Do San sweeps a very stressed-out Dal Mi off her feet (literally) and the two catch up briefly and very awkwardly. Ji Pyeong realises again that he failed to be there for Dal Mi when she needed help. I guess the writers really don’t like him as much as I do. She breaks down in front of Ji Pyeong because she is heartbroken over Do San and feels terrible over what she said when they broke up.
New beginnings, new relationships
Do San and gang decide to end their contract with 2STO and form their own start-up in South Korea. Their stint with 2STO garnered them great attention from angel investors and venture capitalists queueing up to invest in them, and a magazine features them in a double page spread.

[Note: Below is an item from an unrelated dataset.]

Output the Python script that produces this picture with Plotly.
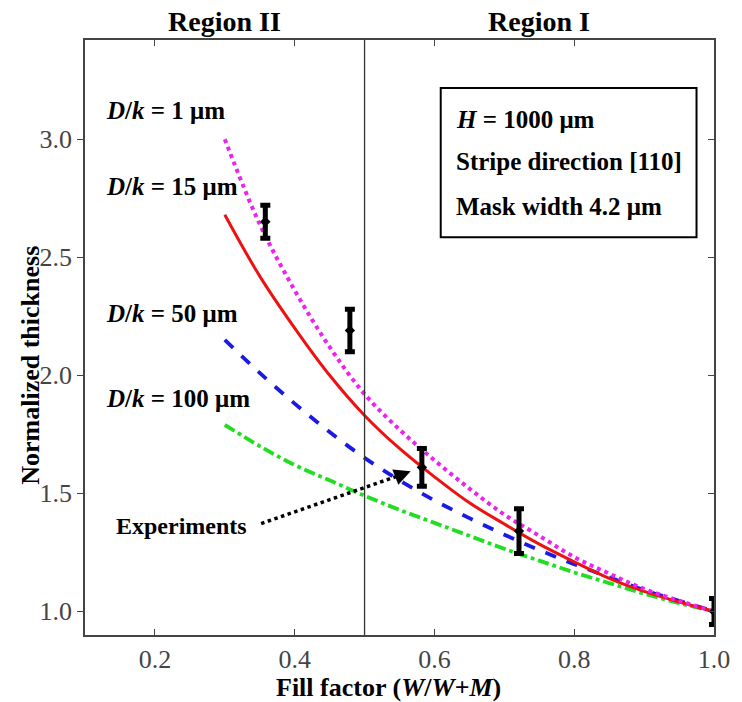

Won In Jae’s (Kang Han Na) coders are passed over for the magazine feature for Do San instead, and they quit in anger. In Jae tasks Dal Mi to hire Do San and his team, or else she is fired. Dal Mi is left to wrestle with and reconcile both her professional and romantic feelings for Do San, and approaches him with an offer, which he promptly rejects.
Do San seeks advice from his father (Kim Won Hae) on how to sort out his feelings, and is advised to go on a five-hour cycling trip to his grand-uncle’s house to clear his mind. In Jae finally meets her granny (Kim Hae Sook) for the first time in many years but sadly, granny does not recognise her because of her failing eyesight, which is almost completely gone by now.
Dal Mi chases after Do San on his countryside trip, in high heels and all. They release their pent up emotions in the desolate countryside, and talk about their past memories. Dal Mi falls asleep while reminiscing and Do San goes to her, brushes her hair behind an ear and tells her quietly that her ideas fascinated him too, just like how his story about coding (involving Tarzan trying to court Jane through trial and error) fascinated her.
Do San lets her sleep on his shoulder while he peruses her business plans. Looks like there is a chance for them to make up after all! Dal Mi’s company begins to test drive their autonomous car; will it be a metaphor for success and a powerful new relationship between Dal Mi and Do San?